All pictures are to be skipped; retype only the lines from the top of the entries through the line with "(heat.-109) -- (ion.20);", both included.
++++ RECORD SET ++++
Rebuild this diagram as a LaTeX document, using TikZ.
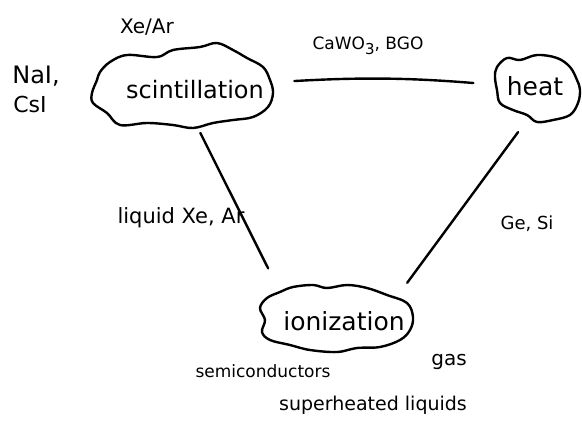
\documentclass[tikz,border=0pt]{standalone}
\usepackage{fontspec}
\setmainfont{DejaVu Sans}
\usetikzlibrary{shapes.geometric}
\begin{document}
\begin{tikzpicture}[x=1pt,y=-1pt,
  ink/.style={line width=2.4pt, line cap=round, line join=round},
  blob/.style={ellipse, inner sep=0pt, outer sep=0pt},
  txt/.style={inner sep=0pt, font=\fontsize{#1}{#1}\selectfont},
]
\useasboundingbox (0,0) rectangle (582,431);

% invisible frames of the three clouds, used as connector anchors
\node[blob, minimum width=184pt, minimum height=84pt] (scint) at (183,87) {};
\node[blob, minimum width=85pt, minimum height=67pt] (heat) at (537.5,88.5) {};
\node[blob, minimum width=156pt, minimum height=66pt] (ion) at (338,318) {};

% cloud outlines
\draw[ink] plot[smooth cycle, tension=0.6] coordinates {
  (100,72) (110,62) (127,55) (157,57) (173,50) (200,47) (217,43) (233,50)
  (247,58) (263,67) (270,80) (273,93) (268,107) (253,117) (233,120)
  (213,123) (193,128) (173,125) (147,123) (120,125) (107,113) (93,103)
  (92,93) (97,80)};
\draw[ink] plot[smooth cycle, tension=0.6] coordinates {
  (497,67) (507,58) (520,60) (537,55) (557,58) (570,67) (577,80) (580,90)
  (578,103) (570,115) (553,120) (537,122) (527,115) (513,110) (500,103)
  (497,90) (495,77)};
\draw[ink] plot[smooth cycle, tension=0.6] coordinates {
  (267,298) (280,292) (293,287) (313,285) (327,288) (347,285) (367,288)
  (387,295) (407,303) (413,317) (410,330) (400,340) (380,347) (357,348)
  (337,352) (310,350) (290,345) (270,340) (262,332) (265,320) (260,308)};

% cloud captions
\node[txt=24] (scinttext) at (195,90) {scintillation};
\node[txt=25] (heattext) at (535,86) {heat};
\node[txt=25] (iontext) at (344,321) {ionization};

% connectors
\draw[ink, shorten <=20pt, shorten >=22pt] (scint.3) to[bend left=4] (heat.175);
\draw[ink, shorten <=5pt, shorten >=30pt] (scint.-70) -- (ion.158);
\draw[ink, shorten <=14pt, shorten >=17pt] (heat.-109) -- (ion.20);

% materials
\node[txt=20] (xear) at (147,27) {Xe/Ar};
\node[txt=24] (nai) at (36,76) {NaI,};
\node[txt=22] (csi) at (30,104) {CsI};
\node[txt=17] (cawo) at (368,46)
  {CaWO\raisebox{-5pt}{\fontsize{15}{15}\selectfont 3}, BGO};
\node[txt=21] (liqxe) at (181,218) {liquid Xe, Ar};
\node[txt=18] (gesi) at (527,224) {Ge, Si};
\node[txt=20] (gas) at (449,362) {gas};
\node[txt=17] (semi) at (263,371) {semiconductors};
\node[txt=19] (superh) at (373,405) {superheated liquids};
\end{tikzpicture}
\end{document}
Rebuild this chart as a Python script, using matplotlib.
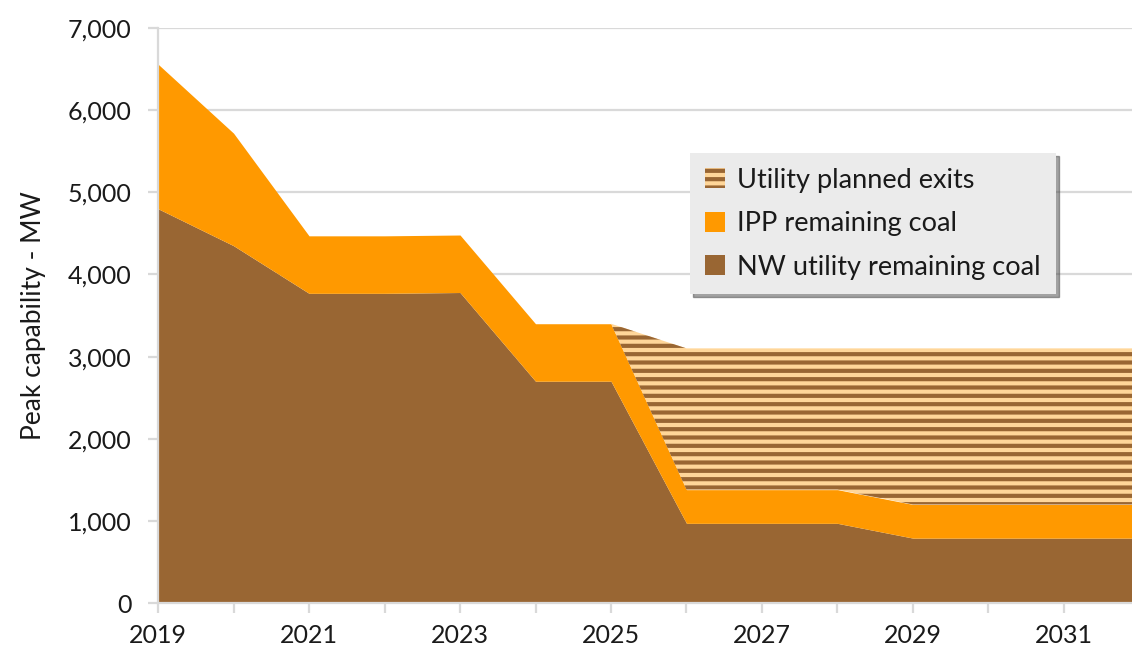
++++
EXERCISE SOLUTION:
Rebuild this diagram as a LaTeX document, using TikZ.
\documentclass[tikz,border=0pt]{standalone}
\usepackage{fontspec}
\setmainfont{DejaVu Sans}
\usetikzlibrary{shapes.geometric}
\begin{document}
\begin{tikzpicture}[x=1pt,y=-1pt,
  ink/.style={line width=2.4pt, line cap=round, line join=round},
  blob/.style={ellipse, inner sep=0pt, outer sep=0pt},
  txt/.style={inner sep=0pt, font=\fontsize{#1}{#1}\selectfont},
]
\useasboundingbox (0,0) rectangle (582,431);

% invisible frames of the three clouds, used as connector anchors
\node[blob, minimum width=184pt, minimum height=84pt] (scint) at (183,87) {};
\node[blob, minimum width=85pt, minimum height=67pt] (heat) at (537.5,88.5) {};
\node[blob, minimum width=156pt, minimum height=66pt] (ion) at (338,318) {};

% cloud outlines
\draw[ink] plot[smooth cycle, tension=0.6] coordinates {
  (100,72) (110,62) (127,55) (157,57) (173,50) (200,47) (217,43) (233,50)
  (247,58) (263,67) (270,80) (273,93) (268,107) (253,117) (233,120)
  (213,123) (193,128) (173,125) (147,123) (120,125) (107,113) (93,103)
  (92,93) (97,80)};
\draw[ink] plot[smooth cycle, tension=0.6] coordinates {
  (497,67) (507,58) (520,60) (537,55) (557,58) (570,67) (577,80) (580,90)
  (578,103) (570,115) (553,120) (537,122) (527,115) (513,110) (500,103)
  (497,90) (495,77)};
\draw[ink] plot[smooth cycle, tension=0.6] coordinates {
  (267,298) (280,292) (293,287) (313,285) (327,288) (347,285) (367,288)
  (387,295) (407,303) (413,317) (410,330) (400,340) (380,347) (357,348)
  (337,352) (310,350) (290,345) (270,340) (262,332) (265,320) (260,308)};

% cloud captions
\node[txt=24] (scinttext) at (195,90) {scintillation};
\node[txt=25] (heattext) at (535,86) {heat};
\node[txt=25] (iontext) at (344,321) {ionization};

% connectors
\draw[ink, shorten <=20pt, shorten >=22pt] (scint.3) to[bend left=4] (heat.175);
\draw[ink, shorten <=5pt, shorten >=30pt] (scint.-70) -- (ion.158);
\draw[ink, shorten <=14pt, shorten >=17pt] (heat.-109) -- (ion.20);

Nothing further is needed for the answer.